Muchos autores espirituales han comentado la parábola evangélica del hombre cuyos negocios iban muy bien. Imaginó que había alcanzado gran bienestar, que podía prescindir completamente del trabajo y abandonarse al ocio, y se preguntaba: «¿Qué haré, pues no tengo donde guardar mi cosecha? Y dijo: esto haré: voy a destruir mis graneros, y construiré otros mayores, y allí guardaré todo mi trigo y mis bienes. Entonces diré a mi alma: alma, ya tienes muchos bienes almacenados para muchos años. Descansa, come, bebe, pásalo bien. Pero Dios le dijo: Insensato, esta misma noche te reclaman el alma; lo que has preparado, ¿para quién será? Así ocurre al que atesora para sí y no es rico ante Dios» (Lc 12, 17-21).
El pecado de este hombre no es sólo de poltronería: proyecta, hace cálculos, piensa en construir nuevos graneros para almacenar la abundante cosecha. Pero no para los demás, sólo para sí; desconoce el agradecimiento al Cielo y la necesidad fraterna de socorrer a los indigentes, atento exclusivamente a satisfacer su pereza y su afán de goces. San Ambrosio comenta el pasaje con estas palabras: «En vano congrega medios que no sabe si usará; no son nuestras las cosas que no podemos llevar con nosotros: sólo la virtud es compañera de los difuntos; sólo la misericordia viene con nosotros, ella es la que compra para los difuntos las estancias eternas» (Comentario al Evangelio de San Lucas, 7).
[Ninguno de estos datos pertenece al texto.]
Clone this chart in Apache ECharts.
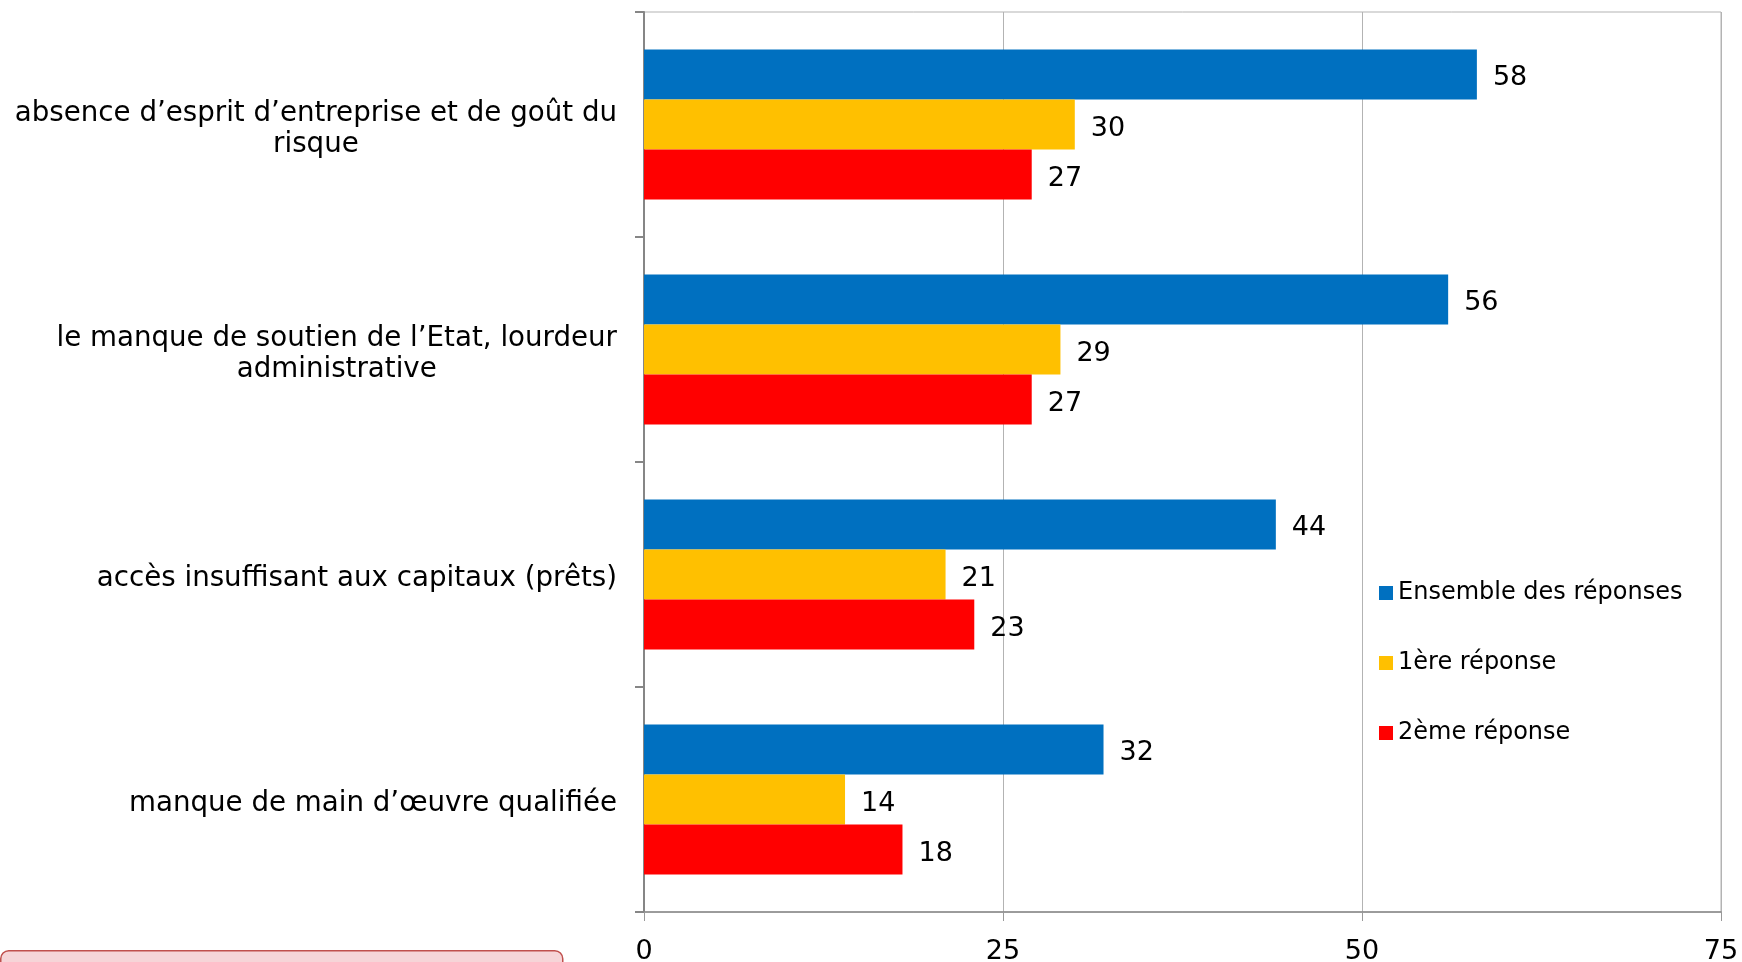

La paz de aquí abajo se construye mediante el trabajo rectamente ordenado. A propósito de la séptima bienaventuranza, san Jerónimo observa que la paz se alcanza si se trabaja por conseguirla: el hombre recibe este don de Dios cuando lo busca, no sólo con palabras, sino con obras; cuando lo persigue primero en sí mismo, luego con los demás (Homilías sobre el Evangelio de San Mateo). Dios bendice con su gracia el esfuerzo para mantener la concordia y la paz entre todos, o para recomponerla; y también bendice el trabajo en toda su amplitud, cuando está ordenado a su gloria y al bienestar del prójimo, cuando se realiza por amor y con amor. Una tarea así es camino eficaz para dar paz a cada persona y a la comunidad humana; en realidad, podríamos decir que abre el único camino, la vía necesaria para vivificar la existencia personal y los ambientes. En este sentido dice el profeta que «la paz es fruto de la justicia» (Is 32, 17), del trabajo realizado con perfección humana y sobrenatural.